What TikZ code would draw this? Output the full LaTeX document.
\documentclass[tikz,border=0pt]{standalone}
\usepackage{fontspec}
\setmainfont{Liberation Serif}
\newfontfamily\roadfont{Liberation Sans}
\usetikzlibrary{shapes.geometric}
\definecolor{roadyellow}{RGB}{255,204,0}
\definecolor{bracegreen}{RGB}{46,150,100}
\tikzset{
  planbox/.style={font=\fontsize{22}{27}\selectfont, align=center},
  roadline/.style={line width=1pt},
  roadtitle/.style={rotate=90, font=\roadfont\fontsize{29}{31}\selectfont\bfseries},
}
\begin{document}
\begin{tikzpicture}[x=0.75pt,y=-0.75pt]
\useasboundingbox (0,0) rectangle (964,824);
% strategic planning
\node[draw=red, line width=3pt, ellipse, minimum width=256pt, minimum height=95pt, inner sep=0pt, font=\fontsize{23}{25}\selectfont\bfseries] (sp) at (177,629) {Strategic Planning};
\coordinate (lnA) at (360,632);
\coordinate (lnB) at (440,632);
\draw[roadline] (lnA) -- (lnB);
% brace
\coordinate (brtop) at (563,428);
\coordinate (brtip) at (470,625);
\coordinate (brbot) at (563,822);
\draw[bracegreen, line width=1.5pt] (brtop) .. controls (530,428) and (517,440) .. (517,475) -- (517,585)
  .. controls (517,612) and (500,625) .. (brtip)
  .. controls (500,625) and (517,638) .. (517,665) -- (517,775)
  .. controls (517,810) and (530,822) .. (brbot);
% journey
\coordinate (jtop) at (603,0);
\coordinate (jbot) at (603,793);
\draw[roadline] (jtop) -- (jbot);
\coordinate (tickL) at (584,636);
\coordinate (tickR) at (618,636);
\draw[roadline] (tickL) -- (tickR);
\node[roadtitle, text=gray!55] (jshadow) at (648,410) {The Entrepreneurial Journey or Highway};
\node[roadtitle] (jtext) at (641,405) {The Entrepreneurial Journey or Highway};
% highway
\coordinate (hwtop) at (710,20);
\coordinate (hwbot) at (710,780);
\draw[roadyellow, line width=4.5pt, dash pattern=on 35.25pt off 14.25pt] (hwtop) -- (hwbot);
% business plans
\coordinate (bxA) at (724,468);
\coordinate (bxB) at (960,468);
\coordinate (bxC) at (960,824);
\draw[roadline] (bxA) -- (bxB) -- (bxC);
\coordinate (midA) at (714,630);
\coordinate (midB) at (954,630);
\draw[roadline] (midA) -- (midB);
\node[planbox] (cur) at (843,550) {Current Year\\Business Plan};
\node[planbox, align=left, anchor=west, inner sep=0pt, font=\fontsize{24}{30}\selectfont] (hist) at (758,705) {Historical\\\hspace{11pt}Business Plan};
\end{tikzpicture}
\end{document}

● **Problem statement**
Extract the full listing and reproduce each line exactly.

● **Reply to the exercise**
What TikZ code would draw this? Output the full LaTeX document.
\documentclass[tikz,border=0pt]{standalone}
\usepackage{fontspec}
\setmainfont{Liberation Serif}
\newfontfamily\roadfont{Liberation Sans}
\usetikzlibrary{shapes.geometric}
\definecolor{roadyellow}{RGB}{255,204,0}
\definecolor{bracegreen}{RGB}{46,150,100}
\tikzset{
  planbox/.style={font=\fontsize{22}{27}\selectfont, align=center},
  roadline/.style={line width=1pt},
  roadtitle/.style={rotate=90, font=\roadfont\fontsize{29}{31}\selectfont\bfseries},
}
\begin{document}
\begin{tikzpicture}[x=0.75pt,y=-0.75pt]
\useasboundingbox (0,0) rectangle (964,824);
% strategic planning
\node[draw=red, line width=3pt, ellipse, minimum width=256pt, minimum height=95pt, inner sep=0pt, font=\fontsize{23}{25}\selectfont\bfseries] (sp) at (177,629) {Strategic Planning};
\coordinate (lnA) at (360,632);
\coordinate (lnB) at (440,632);
\draw[roadline] (lnA) -- (lnB);
% brace
\coordinate (brtop) at (563,428);
\coordinate (brtip) at (470,625);
\coordinate (brbot) at (563,822);
\draw[bracegreen, line width=1.5pt] (brtop) .. controls (530,428) and (517,440) .. (517,475) -- (517,585)
  .. controls (517,612) and (500,625) .. (brtip)
  .. controls (500,625) and (517,638) .. (517,665) -- (517,775)
  .. controls (517,810) and (530,822) .. (brbot);
% journey
\coordinate (jtop) at (603,0);
\coordinate (jbot) at (603,793);
\draw[roadline] (jtop) -- (jbot);
\coordinate (tickL) at (584,636);
\coordinate (tickR) at (618,636);
\draw[roadline] (tickL) -- (tickR);
\node[roadtitle, text=gray!55] (jshadow) at (648,410) {The Entrepreneurial Journey or Highway};
\node[roadtitle] (jtext) at (641,405) {The Entrepreneurial Journey or Highway};
% highway
\coordinate (hwtop) at (710,20);
\coordinate (hwbot) at (710,780);
\draw[roadyellow, line width=4.5pt, dash pattern=on 35.25pt off 14.25pt] (hwtop) -- (hwbot);
% business plans
\coordinate (bxA) at (724,468);
\coordinate (bxB) at (960,468);
\coordinate (bxC) at (960,824);
\draw[roadline] (bxA) -- (bxB) -- (bxC);
\coordinate (midA) at (714,630);
\coordinate (midB) at (954,630);
\draw[roadline] (midA) -- (midB);
\node[planbox] (cur) at (843,550) {Current Year\\Business Plan};
\node[planbox, align=left, anchor=west, inner sep=0pt, font=\fontsize{24}{30}\selectfont] (hist) at (758,705) {Historical\\\hspace{11pt}Business Plan};
\end{tikzpicture}
\end{document}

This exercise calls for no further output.